Es tat sich nichts. Nach einer Stunde war ich so durchgefroren, dass auch meine Hemmungen eingefroren waren. Ich suchte ein Sonnenstudio in der Nähe des Parkplatzes auf, bat um Unterschlupf. Da war es warm, und die Leute hatten ein Telefon. Von der mitleidigen Sonnenstudio-Besitzerin wurde mir gestattet, zu telefonieren. Welch ein Glück. Ich rief also zu Hause an. Der ADAC war informiert, aber außer mir warteten noch weitere 600 Leute. Und sie waren alle vor mir liegen geblieben. Es konnte dauern. Ich wäre am liebsten direkt mit der Bahn nach Hause gefahren. Aber das Auto...! Hier konnte es nicht stehen bleiben. Ich blieb also bei ihm. Wartete. Trank einen Kakao im Sonnenstudio. Es wurde 16.20 Uhr, ich bat nochmals um ein Telefonat und erhielt beides, das Telefon und einen weiteren Kakao.

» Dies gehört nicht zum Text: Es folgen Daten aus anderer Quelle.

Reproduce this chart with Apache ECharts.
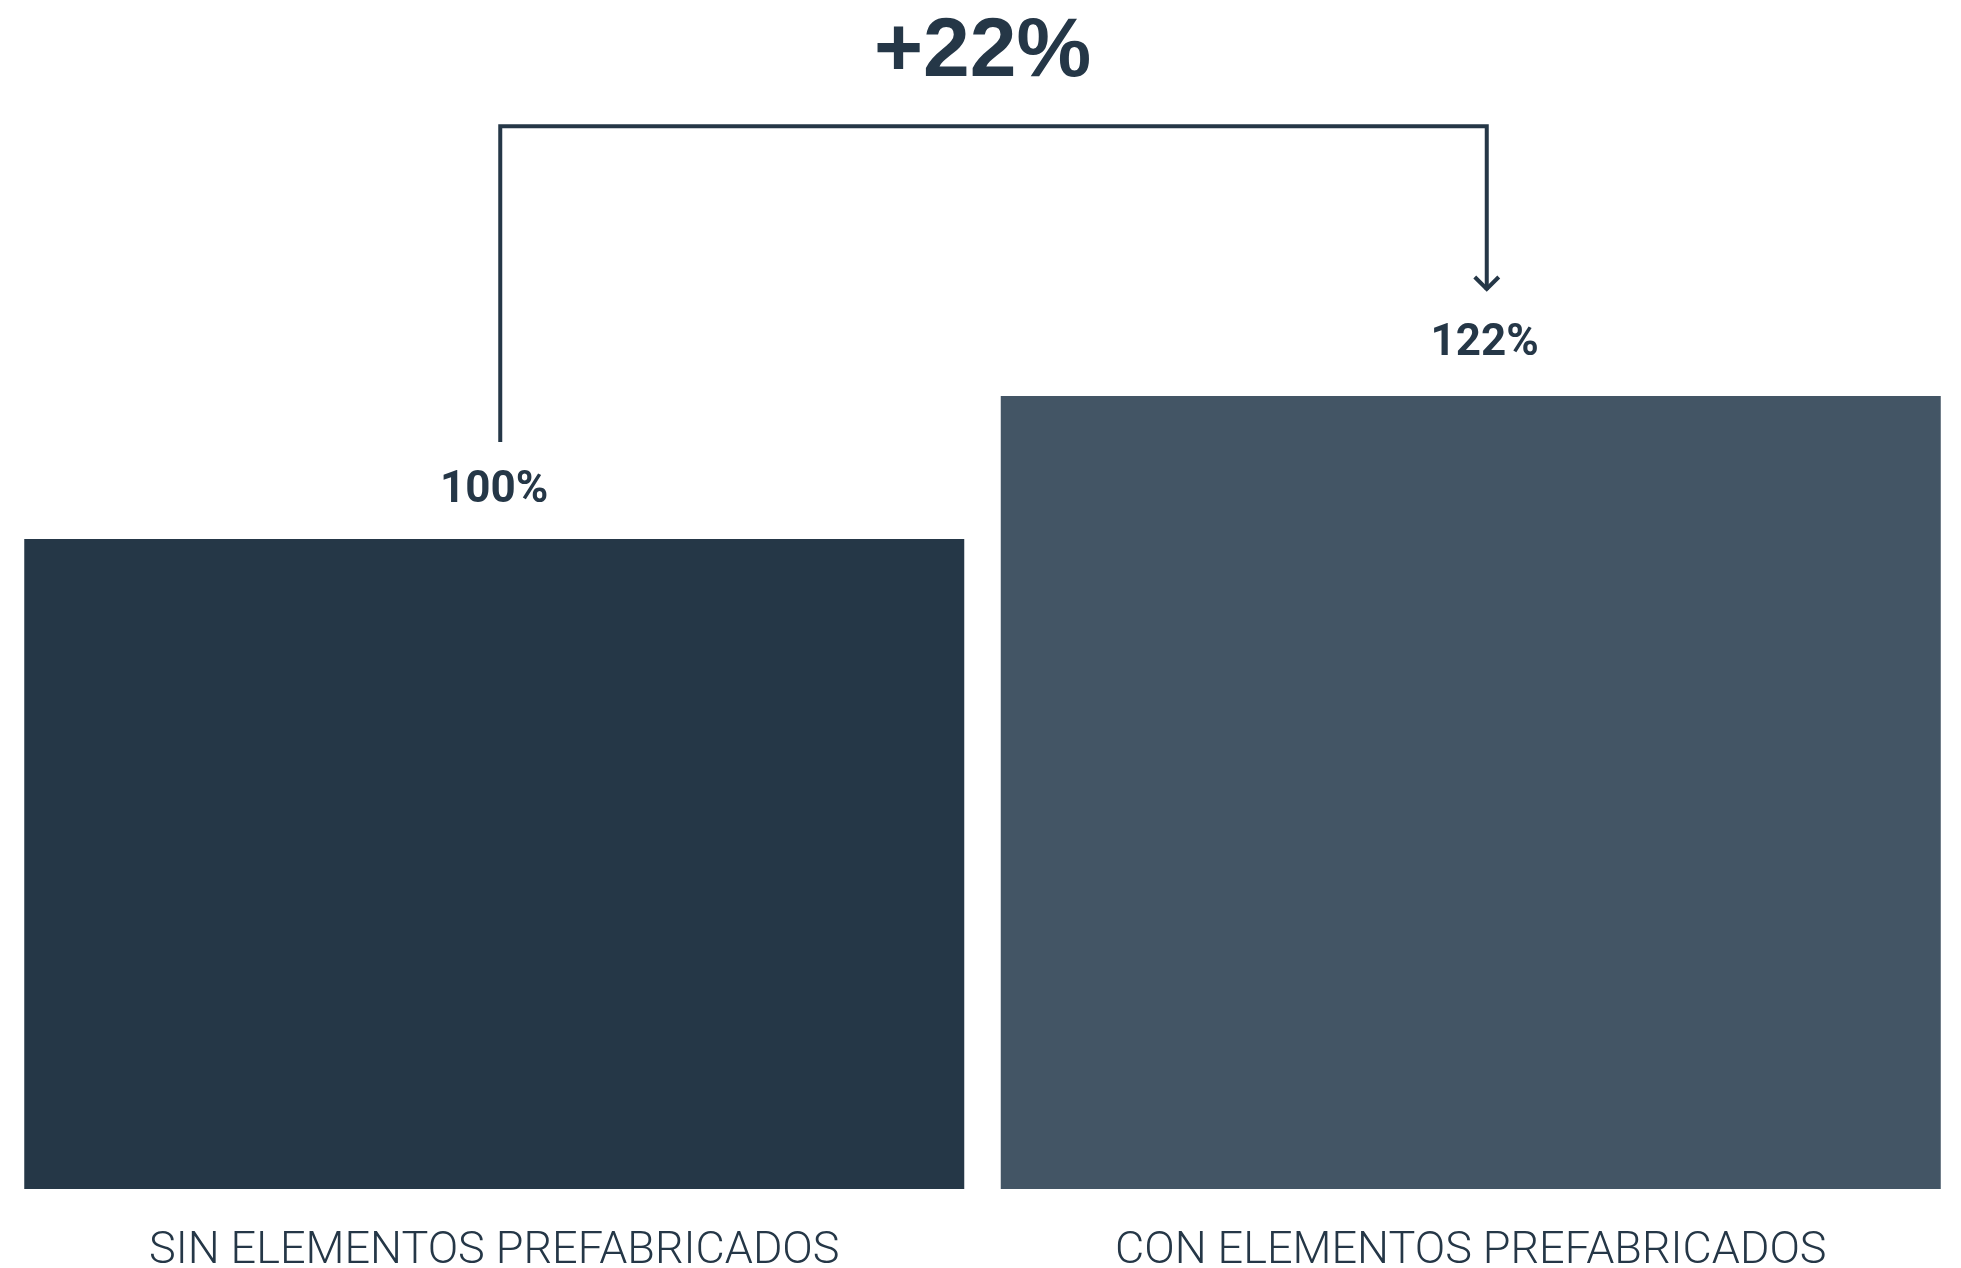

Als ich danach anstandshalber wieder nach draußen ging und in der Nähe meines Autos auf und ab spazierte, hüpfte und trippelte, um die Füße wieder warm zu kriegen, kam das Sonnenstudio-Girl an die Tür und rief mich wieder rein. Da sei es wärmer. Ich gab ihr Recht. Welche eine freundliche junge Frau! Um 17 Uhr war meine Geduld zu Ende. Ich bin ja im Normalfall schon kein sehr geduldiger Mensch. Aber nun reichte es. Ich nutzte ein weiteres Mal mein Sonnenstudio-Telefon (spendete ein paar Euros für die Kaffeekasse) und verkündete meinem Mann, es sei genug, ich würde jetzt nach Hause kommen, egal wie.
Er hatte zwei Stunden Zeit zum Nachdenken gehabt und bat mich, das Auto noch mal zu starten. Vielleicht sei die Strecke vom Büro bis zum Parkplatz zu kurz gewesen, der Vergaser sei eventuell feucht gewesen und dann, als der Wagen still stand, sei er vereist. Die Vereisung könnte nun durch die bis dahin aufgebaute Motorwärme allerdings wieder abgetaut sein. Vielleicht würde es jetzt klappen, meinte er hoffnungsvoll. Aber wie kann ein Motor bei dieser Kälte Wärme aufbauen? Das schien mir doch recht zweifelhaft. Aber wenn..... Grrrr! Ich Blödmann hüpfe und renne in der Kälte rum, bettele um Obdach, vertrödele meine Zeit mit dem Warten auf ADAC-Männer und mein Wagen wäre wahrscheinlich schon eine Stunde früher wieder gelaufen, weil er "Wärme aufgebaut" hat..Ja, das hatte er tatsächlich. Er startete, als wenn nichts gewesen wäre. Warum sagt einem das keiner? Warum sind wir Frauen nur so blöde und wissen von diesen Geheimnissen der Männer nix? Um 17.45 war ich zu Hause.
Als ich Fabian - inzwischen auch ohne mich 6 Jahre alt geworden - am Telefon nach der Gratulation erzählte, dass mein Auto schlapp gemacht hätte und sich nicht mehr rührte, meinte er ganz begeistert: "Das ist die Batterie sicher gewesen, das hatten wir auch schon. Oder das ist zu kalt, dann friert das Wasser und dann kann der Vergaser nicht mehr arbeiten." Prima, was? Die Burschen lernen das schon im Babyalter. Wir Frauen brauchen scheinbar 55 Jahre länger.